- [Short task]:
Up to and including the line with "0.266, 0.266, 0.27];", write out the listing from its first line, minus the pictures.

START

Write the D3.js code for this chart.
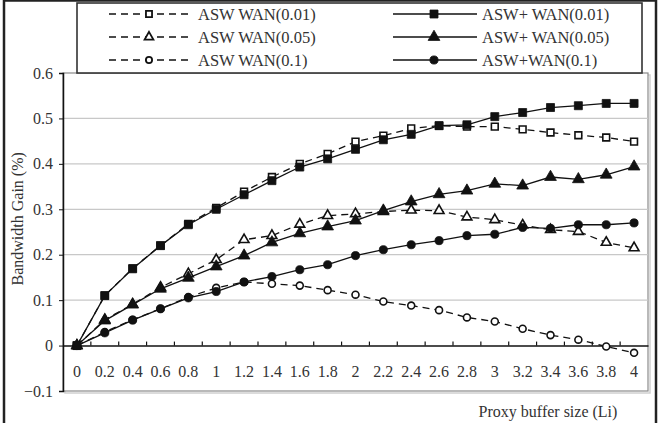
<!DOCTYPE html>
<html>
<head>
<meta charset="utf-8">
<script src="https://cdn.jsdelivr.net/npm/d3@7"></script>
<style>
  body { margin: 0; background: #fff; }
  svg text { font-family: "Liberation Serif", "DejaVu Serif", serif; fill: #333; }
</style>
</head>
<body>
<div id="chart"></div>
<script>
// categories (proxy buffer size, Li)
const xLabels = ["0", "0.2", "0.4", "0.6", "0.8", "1", "1.2", "1.4", "1.6", "1.8", "2",
                 "2.2", "2.4", "2.6", "2.8", "3", "3.2", "3.4", "3.6", "3.8", "4"];
const yTicks = [-0.1, 0, 0.1, 0.2, 0.3, 0.4, 0.5, 0.6];

// series values
const aswWan001 = [0, 0.11, 0.17, 0.22, 0.268, 0.303, 0.339, 0.371, 0.40, 0.422, 0.449,
                   0.462, 0.478, 0.484, 0.482, 0.482, 0.476, 0.469, 0.463, 0.458, 0.449];
const aswWan005 = [0, 0.057, 0.091, 0.128, 0.158, 0.189, 0.233, 0.242, 0.267, 0.286, 0.29,
                   0.295, 0.298, 0.297, 0.283, 0.277, 0.265, 0.255, 0.251, 0.227, 0.215];
const aswWan01 = [0, 0.03, 0.057, 0.081, 0.107, 0.127, 0.14, 0.136, 0.132, 0.122, 0.112,
                  0.097, 0.088, 0.078, 0.062, 0.053, 0.037, 0.023, 0.013, -0.002, -0.016];
const aswPlusWan001 = [0, 0.11, 0.169, 0.22, 0.266, 0.30, 0.332, 0.363, 0.393, 0.411, 0.432,
                       0.453, 0.465, 0.484, 0.486, 0.504, 0.513, 0.524, 0.528, 0.533, 0.533];
const aswPlusWan005 = [0, 0.055, 0.09, 0.125, 0.149, 0.174, 0.198, 0.227, 0.247, 0.262, 0.275,
                       0.297, 0.317, 0.333, 0.341, 0.356, 0.352, 0.371, 0.366, 0.376, 0.394];
const aswPlusWan01 = [0, 0.028, 0.056, 0.081, 0.105, 0.119, 0.14, 0.152, 0.167, 0.178, 0.198,
                      0.211, 0.222, 0.231, 0.242, 0.245, 0.26, 0.258, 0.266, 0.266, 0.27];

const seriesNames = ["ASW WAN(0.01)", "ASW WAN(0.05)", "ASW WAN(0.1)",
                     "ASW+ WAN(0.01)", "ASW+ WAN(0.05)", "ASW+WAN(0.1)"];

const series = [
    {name: seriesNames[0], values: aswWan001, symbol: d3.symbolSquare, size: 46, open: true},
    {name: seriesNames[1], values: aswWan005, symbol: d3.symbolTriangle, size: 42, open: true},
    {name: seriesNames[2], values: aswWan01, symbol: d3.symbolCircle, size: 38, open: true},
    {name: seriesNames[3], values: aswPlusWan001, symbol: d3.symbolSquare, size: 64, open: false},
    {name: seriesNames[4], values: aswPlusWan005, symbol: d3.symbolTriangle, size: 60, open: false},
    {name: seriesNames[5], values: aswPlusWan01, symbol: d3.symbolCircle, size: 52, open: false}
];

const W = 659, H = 423;
const plot = {left: 63, right: 648, top: 73, bottom: 391};

const svg = d3.select("#chart").append("svg")
    .attr("width", W)
    .attr("height", H);

// outer frame
svg.append("rect")
    .attr("x", 4).attr("y", 0.5)
    .attr("width", 652).attr("height", H + 10)
    .attr("fill", "none")
    .attr("stroke", "#222")
    .attr("stroke-width", 2.5);

// scales
const x = d3.scaleBand()
    .domain(xLabels)
    .range([plot.left, plot.right])
    .padding(0);
const y = d3.scaleLinear()
    .domain([-0.1, 0.6])
    .range([plot.bottom, plot.top]);
const cx = d => x(d) + x.bandwidth() / 2;

// plot area shadow + border
svg.append("rect")
    .attr("x", plot.left + 2).attr("y", plot.top + 2)
    .attr("width", plot.right - plot.left).attr("height", plot.bottom - plot.top)
    .attr("fill", "none").attr("stroke", "#d0d0d0").attr("stroke-width", 1.5);
svg.append("rect")
    .attr("x", plot.left).attr("y", plot.top)
    .attr("width", plot.right - plot.left).attr("height", plot.bottom - plot.top)
    .attr("fill", "#fff").attr("stroke", "#8a8a8a").attr("stroke-width", 1.2);

// gridlines
svg.append("g")
    .selectAll("line")
    .data(yTicks.filter(v => v > 0 && v < 0.6))
    .join("line")
    .attr("x1", plot.left).attr("x2", plot.right)
    .attr("y1", d => y(d)).attr("y2", d => y(d))
    .attr("stroke", "#c8c8c8").attr("stroke-width", 1.2);

// y axis
const yAxis = d3.axisLeft(y)
    .tickValues(yTicks)
    .tickSize(4)
    .tickPadding(6)
    .tickFormat(d => Math.abs(d) < 1e-9 ? "0" : d3.format(".1f")(d));
svg.append("g")
    .attr("transform", `translate(${plot.left},0)`)
    .call(yAxis)
    .call(g => g.select(".domain").attr("stroke", "#111").attr("stroke-width", 1.5))
    .call(g => g.selectAll(".tick line").attr("stroke", "#111"))
    .call(g => g.selectAll(".tick text")
        .style("font-size", "16px")
        .attr("fill", "#444"));

// x axis at zero: line, ticks between categories pointing up, labels below
const xAxis = d3.axisBottom(x).tickSize(0).tickPadding(20);
svg.append("g")
    .attr("transform", `translate(0,${y(0)})`)
    .call(xAxis)
    .call(g => g.select(".domain").attr("stroke", "#111").attr("stroke-width", 1.5))
    .call(g => g.selectAll(".tick text")
        .style("font-size", "16px")
        .attr("fill", "#444"));
svg.append("g")
    .selectAll("line")
    .data(xLabels.slice(1))
    .join("line")
    .attr("x1", d => x(d)).attr("x2", d => x(d))
    .attr("y1", y(0)).attr("y2", y(0) - 4)
    .attr("stroke", "#111").attr("stroke-width", 1.2);

// axis titles
svg.append("text")
    .attr("transform", `translate(23,${(plot.top + y(-0.02)) / 2 + 5}) rotate(-90)`)
    .attr("text-anchor", "middle")
    .style("font-size", "16px")
    .attr("fill", "#444")
    .text("Bandwidth Gain (%)");

svg.append("text")
    .attr("x", 548).attr("y", 417)
    .attr("text-anchor", "middle")
    .style("font-size", "16px")
    .attr("fill", "#444")
    .text("Proxy buffer size (Li)");

// lines
const line = d3.line()
    .x((d, i) => cx(xLabels[i]))
    .y(d => y(d));

const gSeries = svg.append("g");
series.forEach(s => {
    gSeries.append("path")
        .datum(s.values)
        .attr("fill", "none")
        .attr("stroke", "#111")
        .attr("stroke-width", 1.3)
        .attr("stroke-dasharray", s.open ? "7,5" : null)
        .attr("d", line);
});

// markers (open series first, filled on top)
series.forEach(s => {
    gSeries.append("g")
        .selectAll("path")
        .data(s.values)
        .join("path")
        .attr("transform", (d, i) => `translate(${cx(xLabels[i])},${y(d)})`)
        .attr("d", d3.symbol().type(s.symbol).size(s.size))
        .attr("fill", s.open ? "#fff" : "#111")
        .attr("stroke", "#111")
        .attr("stroke-width", s.open ? 1.6 : 0.8);
});

// legend
const legend = svg.append("g");
legend.append("rect")
    .attr("x", 77).attr("y", 3)
    .attr("width", 565).attr("height", 70)
    .attr("fill", "#fff")
    .attr("stroke", "#333")
    .attr("stroke-width", 1.6);

const rowY = [14, 37, 60];
series.forEach((s, k) => {
    const col = s.open ? 0 : 1;
    const row = k % 3;
    const x0 = col === 0 ? 109 : 393;
    const x1 = col === 0 ? 188 : 477;
    const mx = col === 0 ? 149 : 434;
    const tx = col === 0 ? 198 : 482;
    const yy = rowY[row];
    legend.append("line")
        .attr("x1", x0).attr("x2", x1)
        .attr("y1", yy).attr("y2", yy)
        .attr("stroke", "#111")
        .attr("stroke-width", 1.3)
        .attr("stroke-dasharray", s.open ? "7,5" : null);
    legend.append("path")
        .attr("transform", `translate(${mx},${yy})`)
        .attr("d", d3.symbol().type(s.symbol).size(s.open ? s.size * 0.8 : s.size))
        .attr("fill", s.open ? "#fff" : "#111")
        .attr("stroke", "#111")
        .attr("stroke-width", s.open ? 1.8 : 0.8);
    legend.append("text")
        .attr("x", tx).attr("y", yy + 6)
        .style("font-size", "16.5px")
        .attr("fill", "#444")
        .text(s.name);
});
</script>
</body>
</html>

END

- [Problem solution]:
Write the D3.js code for this chart.
<!DOCTYPE html>
<html>
<head>
<meta charset="utf-8">
<script src="https://cdn.jsdelivr.net/npm/d3@7"></script>
<style>
  body { margin: 0; background: #fff; }
  svg text { font-family: "Liberation Serif", "DejaVu Serif", serif; fill: #333; }
</style>
</head>
<body>
<div id="chart"></div>
<script>
// categories (proxy buffer size, Li)
const xLabels = ["0", "0.2", "0.4", "0.6", "0.8", "1", "1.2", "1.4", "1.6", "1.8", "2",
                 "2.2", "2.4", "2.6", "2.8", "3", "3.2", "3.4", "3.6", "3.8", "4"];
const yTicks = [-0.1, 0, 0.1, 0.2, 0.3, 0.4, 0.5, 0.6];

// series values
const aswWan001 = [0, 0.11, 0.17, 0.22, 0.268, 0.303, 0.339, 0.371, 0.40, 0.422, 0.449,
                   0.462, 0.478, 0.484, 0.482, 0.482, 0.476, 0.469, 0.463, 0.458, 0.449];
const aswWan005 = [0, 0.057, 0.091, 0.128, 0.158, 0.189, 0.233, 0.242, 0.267, 0.286, 0.29,
                   0.295, 0.298, 0.297, 0.283, 0.277, 0.265, 0.255, 0.251, 0.227, 0.215];
const aswWan01 = [0, 0.03, 0.057, 0.081, 0.107, 0.127, 0.14, 0.136, 0.132, 0.122, 0.112,
                  0.097, 0.088, 0.078, 0.062, 0.053, 0.037, 0.023, 0.013, -0.002, -0.016];
const aswPlusWan001 = [0, 0.11, 0.169, 0.22, 0.266, 0.30, 0.332, 0.363, 0.393, 0.411, 0.432,
                       0.453, 0.465, 0.484, 0.486, 0.504, 0.513, 0.524, 0.528, 0.533, 0.533];
const aswPlusWan005 = [0, 0.055, 0.09, 0.125, 0.149, 0.174, 0.198, 0.227, 0.247, 0.262, 0.275,
                       0.297, 0.317, 0.333, 0.341, 0.356, 0.352, 0.371, 0.366, 0.376, 0.394];
const aswPlusWan01 = [0, 0.028, 0.056, 0.081, 0.105, 0.119, 0.14, 0.152, 0.167, 0.178, 0.198,
                      0.211, 0.222, 0.231, 0.242, 0.245, 0.26, 0.258, 0.266, 0.266, 0.27];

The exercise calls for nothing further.